## MATERIAL SHOWN
—————
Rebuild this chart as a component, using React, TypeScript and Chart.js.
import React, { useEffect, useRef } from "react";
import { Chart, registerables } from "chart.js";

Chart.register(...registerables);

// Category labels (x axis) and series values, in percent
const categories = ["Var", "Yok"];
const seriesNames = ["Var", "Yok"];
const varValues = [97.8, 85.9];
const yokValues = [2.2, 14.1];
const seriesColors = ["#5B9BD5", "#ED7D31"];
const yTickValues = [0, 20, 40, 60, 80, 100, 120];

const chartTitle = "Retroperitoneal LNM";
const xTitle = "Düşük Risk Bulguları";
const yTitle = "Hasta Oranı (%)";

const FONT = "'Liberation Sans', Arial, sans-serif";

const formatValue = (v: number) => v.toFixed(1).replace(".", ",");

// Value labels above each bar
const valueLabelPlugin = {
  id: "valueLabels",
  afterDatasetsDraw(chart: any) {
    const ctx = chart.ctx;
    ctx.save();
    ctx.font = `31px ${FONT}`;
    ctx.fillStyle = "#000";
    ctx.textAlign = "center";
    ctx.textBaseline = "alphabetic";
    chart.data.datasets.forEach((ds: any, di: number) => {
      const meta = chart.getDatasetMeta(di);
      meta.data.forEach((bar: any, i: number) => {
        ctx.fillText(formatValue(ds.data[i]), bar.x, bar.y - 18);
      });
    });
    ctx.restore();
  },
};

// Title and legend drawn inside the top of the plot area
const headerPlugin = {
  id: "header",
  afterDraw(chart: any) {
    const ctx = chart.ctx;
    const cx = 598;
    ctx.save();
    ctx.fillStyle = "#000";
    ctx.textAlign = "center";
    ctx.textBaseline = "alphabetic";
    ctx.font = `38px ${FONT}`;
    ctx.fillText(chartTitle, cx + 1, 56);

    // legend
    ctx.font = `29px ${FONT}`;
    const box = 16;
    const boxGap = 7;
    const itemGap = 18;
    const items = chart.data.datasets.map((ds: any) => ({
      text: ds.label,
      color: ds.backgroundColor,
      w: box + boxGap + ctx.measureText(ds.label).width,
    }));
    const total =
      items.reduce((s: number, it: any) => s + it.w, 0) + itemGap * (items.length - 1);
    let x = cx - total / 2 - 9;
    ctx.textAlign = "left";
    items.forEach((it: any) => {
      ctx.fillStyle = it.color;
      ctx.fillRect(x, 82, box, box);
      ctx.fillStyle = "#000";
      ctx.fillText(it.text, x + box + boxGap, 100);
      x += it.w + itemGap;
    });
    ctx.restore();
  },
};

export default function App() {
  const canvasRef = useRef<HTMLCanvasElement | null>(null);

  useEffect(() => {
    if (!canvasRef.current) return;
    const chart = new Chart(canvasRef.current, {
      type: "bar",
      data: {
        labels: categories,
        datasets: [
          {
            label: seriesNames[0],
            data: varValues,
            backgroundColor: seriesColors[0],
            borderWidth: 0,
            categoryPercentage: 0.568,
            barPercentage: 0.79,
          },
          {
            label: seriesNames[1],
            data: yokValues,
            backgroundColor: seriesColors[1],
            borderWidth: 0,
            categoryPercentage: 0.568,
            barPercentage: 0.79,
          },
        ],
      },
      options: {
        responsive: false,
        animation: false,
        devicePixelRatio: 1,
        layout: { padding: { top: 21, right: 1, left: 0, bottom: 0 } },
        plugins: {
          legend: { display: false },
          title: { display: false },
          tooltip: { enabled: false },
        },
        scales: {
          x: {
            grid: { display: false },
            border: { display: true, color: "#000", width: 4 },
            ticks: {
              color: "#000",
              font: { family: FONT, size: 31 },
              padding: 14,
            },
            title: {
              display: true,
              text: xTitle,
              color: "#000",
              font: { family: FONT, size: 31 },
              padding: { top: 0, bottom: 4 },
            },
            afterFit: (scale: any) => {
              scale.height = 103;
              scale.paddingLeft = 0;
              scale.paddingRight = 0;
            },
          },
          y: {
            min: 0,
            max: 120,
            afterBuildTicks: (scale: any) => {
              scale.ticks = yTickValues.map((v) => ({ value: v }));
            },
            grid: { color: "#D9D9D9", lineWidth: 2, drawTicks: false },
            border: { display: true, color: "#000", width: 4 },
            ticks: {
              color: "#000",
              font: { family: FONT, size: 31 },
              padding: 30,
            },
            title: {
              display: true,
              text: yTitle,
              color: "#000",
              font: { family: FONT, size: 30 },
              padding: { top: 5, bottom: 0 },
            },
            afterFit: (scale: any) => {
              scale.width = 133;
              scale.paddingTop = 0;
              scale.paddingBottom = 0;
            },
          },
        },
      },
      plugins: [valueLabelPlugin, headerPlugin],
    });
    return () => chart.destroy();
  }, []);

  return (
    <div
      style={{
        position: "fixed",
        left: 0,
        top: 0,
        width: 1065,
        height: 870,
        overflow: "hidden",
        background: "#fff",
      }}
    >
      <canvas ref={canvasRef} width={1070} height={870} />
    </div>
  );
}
—————
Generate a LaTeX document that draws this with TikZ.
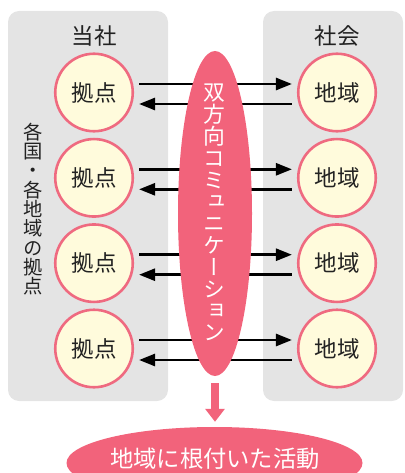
—————
## YOUR INSTRUCTIONS
Only the lines running from the line with "Rebuild this chart" through the line with "Chart.register(...registerables);" should be repeated, exactly and with both ends kept.

## RESPONSE TO THE EXERCISE
Rebuild this chart as a component, using React, TypeScript and Chart.js.
import React, { useEffect, useRef } from "react";
import { Chart, registerables } from "chart.js";

Chart.register(...registerables);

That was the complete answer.